>> begin RECORDS

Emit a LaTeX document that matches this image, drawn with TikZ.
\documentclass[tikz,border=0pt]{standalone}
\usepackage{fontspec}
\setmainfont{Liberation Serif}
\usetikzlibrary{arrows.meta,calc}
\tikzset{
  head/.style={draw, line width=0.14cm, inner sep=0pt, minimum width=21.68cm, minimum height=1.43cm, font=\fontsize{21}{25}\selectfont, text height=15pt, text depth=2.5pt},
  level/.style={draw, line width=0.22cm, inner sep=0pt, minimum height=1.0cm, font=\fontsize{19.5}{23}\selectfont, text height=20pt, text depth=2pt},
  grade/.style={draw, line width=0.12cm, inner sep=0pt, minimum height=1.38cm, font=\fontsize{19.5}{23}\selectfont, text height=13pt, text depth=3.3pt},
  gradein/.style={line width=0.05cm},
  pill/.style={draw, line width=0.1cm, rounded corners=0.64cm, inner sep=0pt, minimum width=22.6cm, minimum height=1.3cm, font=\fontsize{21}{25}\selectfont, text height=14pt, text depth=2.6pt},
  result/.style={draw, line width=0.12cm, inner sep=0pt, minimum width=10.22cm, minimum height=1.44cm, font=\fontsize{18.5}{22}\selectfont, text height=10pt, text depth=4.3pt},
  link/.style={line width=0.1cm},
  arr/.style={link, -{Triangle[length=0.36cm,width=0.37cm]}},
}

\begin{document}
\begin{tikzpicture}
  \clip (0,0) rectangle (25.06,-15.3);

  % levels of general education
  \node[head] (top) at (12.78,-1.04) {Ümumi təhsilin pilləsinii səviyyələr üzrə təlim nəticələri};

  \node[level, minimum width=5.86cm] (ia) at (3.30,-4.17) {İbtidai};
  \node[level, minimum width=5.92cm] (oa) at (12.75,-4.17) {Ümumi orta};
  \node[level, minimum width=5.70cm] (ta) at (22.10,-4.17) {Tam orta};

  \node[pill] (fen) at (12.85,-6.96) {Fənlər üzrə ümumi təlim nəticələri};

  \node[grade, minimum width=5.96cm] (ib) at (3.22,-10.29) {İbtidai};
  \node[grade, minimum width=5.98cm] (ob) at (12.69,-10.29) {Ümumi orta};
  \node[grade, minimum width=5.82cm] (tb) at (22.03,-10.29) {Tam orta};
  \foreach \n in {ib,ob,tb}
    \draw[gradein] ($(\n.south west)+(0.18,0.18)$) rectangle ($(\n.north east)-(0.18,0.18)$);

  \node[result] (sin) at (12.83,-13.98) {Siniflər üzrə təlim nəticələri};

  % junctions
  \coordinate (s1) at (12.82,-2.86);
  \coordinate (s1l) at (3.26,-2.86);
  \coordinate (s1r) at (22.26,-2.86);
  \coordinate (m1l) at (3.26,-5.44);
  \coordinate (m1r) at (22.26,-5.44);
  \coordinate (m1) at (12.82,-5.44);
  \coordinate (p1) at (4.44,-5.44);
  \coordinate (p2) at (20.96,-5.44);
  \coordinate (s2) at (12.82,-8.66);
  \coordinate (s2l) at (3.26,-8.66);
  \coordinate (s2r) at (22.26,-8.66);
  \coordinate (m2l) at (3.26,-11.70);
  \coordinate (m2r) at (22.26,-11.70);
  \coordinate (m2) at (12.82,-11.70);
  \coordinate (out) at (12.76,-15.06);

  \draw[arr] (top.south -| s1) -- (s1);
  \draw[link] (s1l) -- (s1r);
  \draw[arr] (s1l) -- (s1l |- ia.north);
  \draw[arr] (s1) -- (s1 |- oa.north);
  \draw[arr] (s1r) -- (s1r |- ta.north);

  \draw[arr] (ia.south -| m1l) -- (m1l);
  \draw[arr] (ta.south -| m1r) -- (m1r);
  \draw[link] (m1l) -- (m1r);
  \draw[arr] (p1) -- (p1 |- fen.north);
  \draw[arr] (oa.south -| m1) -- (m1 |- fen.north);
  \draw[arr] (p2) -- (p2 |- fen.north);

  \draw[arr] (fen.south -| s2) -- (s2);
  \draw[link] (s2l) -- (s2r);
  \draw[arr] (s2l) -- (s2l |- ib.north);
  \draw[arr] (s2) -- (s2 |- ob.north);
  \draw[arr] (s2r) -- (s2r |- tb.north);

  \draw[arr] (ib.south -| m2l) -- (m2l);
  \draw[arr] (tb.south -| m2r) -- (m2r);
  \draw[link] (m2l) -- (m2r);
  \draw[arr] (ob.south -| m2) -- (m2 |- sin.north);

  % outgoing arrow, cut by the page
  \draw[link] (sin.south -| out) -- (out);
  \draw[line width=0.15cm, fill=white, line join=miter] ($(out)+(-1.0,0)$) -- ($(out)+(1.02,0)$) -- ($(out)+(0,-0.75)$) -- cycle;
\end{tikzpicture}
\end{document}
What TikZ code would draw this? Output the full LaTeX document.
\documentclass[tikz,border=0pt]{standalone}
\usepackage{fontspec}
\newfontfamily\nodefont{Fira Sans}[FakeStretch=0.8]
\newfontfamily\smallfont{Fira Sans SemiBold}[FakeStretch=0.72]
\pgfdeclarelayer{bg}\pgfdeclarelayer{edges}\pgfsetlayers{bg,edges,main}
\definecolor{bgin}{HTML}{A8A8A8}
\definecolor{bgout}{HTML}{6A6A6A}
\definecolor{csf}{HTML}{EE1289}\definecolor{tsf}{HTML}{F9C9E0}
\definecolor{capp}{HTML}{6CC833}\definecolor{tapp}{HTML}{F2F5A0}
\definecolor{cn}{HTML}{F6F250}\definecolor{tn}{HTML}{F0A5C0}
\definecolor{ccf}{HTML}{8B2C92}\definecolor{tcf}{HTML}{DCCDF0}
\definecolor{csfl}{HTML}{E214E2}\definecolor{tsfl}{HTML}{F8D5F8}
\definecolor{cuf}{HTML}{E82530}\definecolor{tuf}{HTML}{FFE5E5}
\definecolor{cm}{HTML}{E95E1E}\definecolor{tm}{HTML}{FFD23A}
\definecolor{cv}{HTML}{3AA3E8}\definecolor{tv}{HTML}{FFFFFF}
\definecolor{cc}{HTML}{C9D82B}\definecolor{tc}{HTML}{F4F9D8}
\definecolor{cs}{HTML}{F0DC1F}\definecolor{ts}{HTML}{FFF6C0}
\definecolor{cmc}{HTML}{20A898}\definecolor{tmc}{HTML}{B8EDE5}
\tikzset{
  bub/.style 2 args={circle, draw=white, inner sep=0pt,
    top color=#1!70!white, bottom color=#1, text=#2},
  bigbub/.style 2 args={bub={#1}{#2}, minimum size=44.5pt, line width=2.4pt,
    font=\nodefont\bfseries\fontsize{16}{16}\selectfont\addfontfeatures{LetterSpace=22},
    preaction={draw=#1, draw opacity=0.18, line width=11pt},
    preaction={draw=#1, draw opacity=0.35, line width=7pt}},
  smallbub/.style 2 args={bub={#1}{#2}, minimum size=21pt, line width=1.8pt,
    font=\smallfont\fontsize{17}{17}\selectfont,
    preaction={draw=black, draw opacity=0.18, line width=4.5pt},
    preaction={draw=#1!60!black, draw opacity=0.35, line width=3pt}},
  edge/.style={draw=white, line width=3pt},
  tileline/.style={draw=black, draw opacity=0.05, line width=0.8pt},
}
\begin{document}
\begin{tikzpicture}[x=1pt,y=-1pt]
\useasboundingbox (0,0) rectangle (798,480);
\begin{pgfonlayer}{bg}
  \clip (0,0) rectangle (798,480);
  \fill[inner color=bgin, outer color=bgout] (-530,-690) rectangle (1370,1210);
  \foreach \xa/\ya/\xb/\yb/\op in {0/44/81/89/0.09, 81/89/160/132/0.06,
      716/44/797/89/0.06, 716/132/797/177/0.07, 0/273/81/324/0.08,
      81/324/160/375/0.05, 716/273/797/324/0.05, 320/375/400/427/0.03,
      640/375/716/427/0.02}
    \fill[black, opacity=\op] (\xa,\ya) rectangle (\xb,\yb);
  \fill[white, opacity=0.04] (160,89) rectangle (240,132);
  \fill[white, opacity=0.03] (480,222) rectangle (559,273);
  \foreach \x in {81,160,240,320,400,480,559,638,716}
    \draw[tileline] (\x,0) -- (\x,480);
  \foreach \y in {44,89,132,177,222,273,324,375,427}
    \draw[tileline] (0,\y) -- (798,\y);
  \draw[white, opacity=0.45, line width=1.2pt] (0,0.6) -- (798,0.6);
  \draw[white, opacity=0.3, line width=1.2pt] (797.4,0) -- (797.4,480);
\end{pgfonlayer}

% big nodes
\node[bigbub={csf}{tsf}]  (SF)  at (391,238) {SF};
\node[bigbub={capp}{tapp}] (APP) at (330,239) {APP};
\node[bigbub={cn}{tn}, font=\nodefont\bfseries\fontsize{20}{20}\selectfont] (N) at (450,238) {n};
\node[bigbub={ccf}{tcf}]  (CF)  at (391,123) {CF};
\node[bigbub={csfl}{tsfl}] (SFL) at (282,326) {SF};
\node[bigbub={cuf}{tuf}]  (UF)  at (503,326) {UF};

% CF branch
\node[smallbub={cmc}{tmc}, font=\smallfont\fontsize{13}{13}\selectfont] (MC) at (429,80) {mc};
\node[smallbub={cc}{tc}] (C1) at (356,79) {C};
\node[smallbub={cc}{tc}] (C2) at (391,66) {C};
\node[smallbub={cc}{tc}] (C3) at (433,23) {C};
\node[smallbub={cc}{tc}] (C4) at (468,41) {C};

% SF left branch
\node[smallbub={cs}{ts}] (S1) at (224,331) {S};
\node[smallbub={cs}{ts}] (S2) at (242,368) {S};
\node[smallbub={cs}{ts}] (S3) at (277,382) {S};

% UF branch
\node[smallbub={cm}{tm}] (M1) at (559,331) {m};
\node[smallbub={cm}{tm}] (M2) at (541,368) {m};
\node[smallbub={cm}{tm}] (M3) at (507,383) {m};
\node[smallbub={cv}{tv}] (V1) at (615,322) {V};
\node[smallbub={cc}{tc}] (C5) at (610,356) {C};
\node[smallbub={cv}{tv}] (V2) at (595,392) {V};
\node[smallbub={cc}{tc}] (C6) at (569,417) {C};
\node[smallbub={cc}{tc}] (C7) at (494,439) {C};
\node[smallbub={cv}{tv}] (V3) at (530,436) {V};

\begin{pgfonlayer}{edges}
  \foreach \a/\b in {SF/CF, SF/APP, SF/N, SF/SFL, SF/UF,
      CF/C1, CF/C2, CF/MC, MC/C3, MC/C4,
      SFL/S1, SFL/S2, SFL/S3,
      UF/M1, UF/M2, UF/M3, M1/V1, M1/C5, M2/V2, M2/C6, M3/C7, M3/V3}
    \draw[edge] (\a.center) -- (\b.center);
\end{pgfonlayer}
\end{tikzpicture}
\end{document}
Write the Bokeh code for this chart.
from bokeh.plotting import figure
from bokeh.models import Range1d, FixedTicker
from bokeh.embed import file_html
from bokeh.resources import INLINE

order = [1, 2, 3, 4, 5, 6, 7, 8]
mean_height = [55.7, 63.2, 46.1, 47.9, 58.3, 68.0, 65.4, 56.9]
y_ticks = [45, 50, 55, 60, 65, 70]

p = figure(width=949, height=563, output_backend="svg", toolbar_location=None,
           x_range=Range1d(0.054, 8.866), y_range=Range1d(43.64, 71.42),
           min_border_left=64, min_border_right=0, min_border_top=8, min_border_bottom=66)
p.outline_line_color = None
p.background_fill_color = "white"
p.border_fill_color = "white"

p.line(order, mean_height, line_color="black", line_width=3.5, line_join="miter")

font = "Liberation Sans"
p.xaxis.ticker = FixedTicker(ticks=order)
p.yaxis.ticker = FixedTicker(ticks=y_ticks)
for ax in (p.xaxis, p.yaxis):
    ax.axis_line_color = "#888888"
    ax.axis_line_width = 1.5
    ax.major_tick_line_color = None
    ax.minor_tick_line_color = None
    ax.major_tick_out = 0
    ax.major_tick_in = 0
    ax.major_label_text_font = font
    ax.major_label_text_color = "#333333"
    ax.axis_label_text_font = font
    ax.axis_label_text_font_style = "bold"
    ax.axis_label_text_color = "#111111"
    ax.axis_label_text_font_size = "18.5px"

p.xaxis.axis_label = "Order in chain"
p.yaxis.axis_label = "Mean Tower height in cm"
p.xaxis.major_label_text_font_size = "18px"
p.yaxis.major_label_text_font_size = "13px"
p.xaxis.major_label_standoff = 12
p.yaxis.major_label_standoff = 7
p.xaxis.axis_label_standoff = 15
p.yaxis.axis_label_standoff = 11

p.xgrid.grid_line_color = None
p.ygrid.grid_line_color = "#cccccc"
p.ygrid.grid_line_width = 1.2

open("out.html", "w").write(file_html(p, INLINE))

>> end RECORDS

Pick out every line above that contains the word "this" and copy it.

_SOLUTION_
Emit a LaTeX document that matches this image, drawn with TikZ.
What TikZ code would draw this? Output the full LaTeX document.
Write the Bokeh code for this chart.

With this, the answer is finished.